Copy out exactly the lines from the first line of the material below through the line containing "10, fontFamily: 'Liberation", and nothing beyond them.

◆ ◆ ◆

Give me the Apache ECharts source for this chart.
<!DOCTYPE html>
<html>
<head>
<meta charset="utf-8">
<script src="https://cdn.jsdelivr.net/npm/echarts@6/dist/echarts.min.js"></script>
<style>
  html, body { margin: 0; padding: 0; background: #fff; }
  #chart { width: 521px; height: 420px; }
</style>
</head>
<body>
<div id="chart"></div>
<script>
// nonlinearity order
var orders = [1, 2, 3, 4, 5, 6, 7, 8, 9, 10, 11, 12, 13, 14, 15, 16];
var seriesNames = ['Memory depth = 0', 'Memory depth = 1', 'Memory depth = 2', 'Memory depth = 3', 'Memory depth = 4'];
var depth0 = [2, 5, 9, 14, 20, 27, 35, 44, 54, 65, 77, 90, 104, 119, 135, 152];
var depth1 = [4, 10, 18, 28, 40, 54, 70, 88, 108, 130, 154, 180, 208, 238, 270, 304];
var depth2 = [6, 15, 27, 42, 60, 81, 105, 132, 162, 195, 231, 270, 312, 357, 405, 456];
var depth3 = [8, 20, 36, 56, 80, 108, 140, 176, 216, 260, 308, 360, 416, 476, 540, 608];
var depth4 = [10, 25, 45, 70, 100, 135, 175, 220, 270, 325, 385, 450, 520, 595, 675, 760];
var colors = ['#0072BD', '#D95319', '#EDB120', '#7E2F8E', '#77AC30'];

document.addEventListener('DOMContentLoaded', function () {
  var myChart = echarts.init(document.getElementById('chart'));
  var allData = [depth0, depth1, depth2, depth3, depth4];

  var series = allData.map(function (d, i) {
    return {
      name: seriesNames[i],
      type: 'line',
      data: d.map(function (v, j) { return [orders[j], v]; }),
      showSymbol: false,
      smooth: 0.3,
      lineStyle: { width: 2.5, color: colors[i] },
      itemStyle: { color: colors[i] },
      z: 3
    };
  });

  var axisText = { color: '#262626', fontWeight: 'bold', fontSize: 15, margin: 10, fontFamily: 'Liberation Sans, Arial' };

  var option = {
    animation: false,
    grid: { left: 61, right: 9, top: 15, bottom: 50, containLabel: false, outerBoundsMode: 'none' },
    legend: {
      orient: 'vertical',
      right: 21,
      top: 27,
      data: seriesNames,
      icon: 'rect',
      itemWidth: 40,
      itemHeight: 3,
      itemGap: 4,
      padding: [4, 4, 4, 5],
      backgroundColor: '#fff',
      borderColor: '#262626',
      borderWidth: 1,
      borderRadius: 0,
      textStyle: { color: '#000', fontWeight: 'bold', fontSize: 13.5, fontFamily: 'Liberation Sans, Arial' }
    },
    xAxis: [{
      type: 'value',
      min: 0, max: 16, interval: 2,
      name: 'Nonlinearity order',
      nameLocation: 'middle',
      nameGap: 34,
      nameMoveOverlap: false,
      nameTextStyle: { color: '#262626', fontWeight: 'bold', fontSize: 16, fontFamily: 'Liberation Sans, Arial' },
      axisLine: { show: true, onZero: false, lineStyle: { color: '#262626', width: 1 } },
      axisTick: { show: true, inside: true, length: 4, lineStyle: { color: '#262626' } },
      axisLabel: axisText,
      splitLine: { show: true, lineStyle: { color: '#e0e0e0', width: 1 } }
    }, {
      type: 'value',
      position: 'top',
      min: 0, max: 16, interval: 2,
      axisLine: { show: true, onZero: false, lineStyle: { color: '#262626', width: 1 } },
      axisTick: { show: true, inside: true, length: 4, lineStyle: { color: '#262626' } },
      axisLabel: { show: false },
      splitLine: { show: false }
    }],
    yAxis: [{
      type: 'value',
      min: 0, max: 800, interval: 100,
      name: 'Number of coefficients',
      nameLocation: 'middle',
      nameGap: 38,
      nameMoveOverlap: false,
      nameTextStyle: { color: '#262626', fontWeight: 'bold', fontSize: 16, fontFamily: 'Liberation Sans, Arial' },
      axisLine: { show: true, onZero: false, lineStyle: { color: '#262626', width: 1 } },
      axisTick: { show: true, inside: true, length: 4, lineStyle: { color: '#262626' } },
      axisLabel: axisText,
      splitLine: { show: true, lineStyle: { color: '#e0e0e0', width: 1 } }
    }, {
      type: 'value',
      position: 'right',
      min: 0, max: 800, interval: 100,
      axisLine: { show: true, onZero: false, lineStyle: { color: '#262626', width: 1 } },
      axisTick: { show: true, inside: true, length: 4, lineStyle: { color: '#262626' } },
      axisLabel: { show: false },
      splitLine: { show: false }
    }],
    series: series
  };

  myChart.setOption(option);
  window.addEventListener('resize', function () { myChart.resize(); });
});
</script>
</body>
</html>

◆ ◆ ◆

▶ _Solution to the exercise_:
Give me the Apache ECharts source for this chart.
<!DOCTYPE html>
<html>
<head>
<meta charset="utf-8">
<script src="https://cdn.jsdelivr.net/npm/echarts@6/dist/echarts.min.js"></script>
<style>
  html, body { margin: 0; padding: 0; background: #fff; }
  #chart { width: 521px; height: 420px; }
</style>
</head>
<body>
<div id="chart"></div>
<script>
// nonlinearity order
var orders = [1, 2, 3, 4, 5, 6, 7, 8, 9, 10, 11, 12, 13, 14, 15, 16];
var seriesNames = ['Memory depth = 0', 'Memory depth = 1', 'Memory depth = 2', 'Memory depth = 3', 'Memory depth = 4'];
var depth0 = [2, 5, 9, 14, 20, 27, 35, 44, 54, 65, 77, 90, 104, 119, 135, 152];
var depth1 = [4, 10, 18, 28, 40, 54, 70, 88, 108, 130, 154, 180, 208, 238, 270, 304];
var depth2 = [6, 15, 27, 42, 60, 81, 105, 132, 162, 195, 231, 270, 312, 357, 405, 456];
var depth3 = [8, 20, 36, 56, 80, 108, 140, 176, 216, 260, 308, 360, 416, 476, 540, 608];
var depth4 = [10, 25, 45, 70, 100, 135, 175, 220, 270, 325, 385, 450, 520, 595, 675, 760];
var colors = ['#0072BD', '#D95319', '#EDB120', '#7E2F8E', '#77AC30'];

document.addEventListener('DOMContentLoaded', function () {
  var myChart = echarts.init(document.getElementById('chart'));
  var allData = [depth0, depth1, depth2, depth3, depth4];

  var series = allData.map(function (d, i) {
    return {
      name: seriesNames[i],
      type: 'line',
      data: d.map(function (v, j) { return [orders[j], v]; }),
      showSymbol: false,
      smooth: 0.3,
      lineStyle: { width: 2.5, color: colors[i] },
      itemStyle: { color: colors[i] },
      z: 3
    };
  });

  var axisText = { color: '#262626', fontWeight: 'bold', fontSize: 15, margin: 10, fontFamily: 'Liberation Sans, Arial' };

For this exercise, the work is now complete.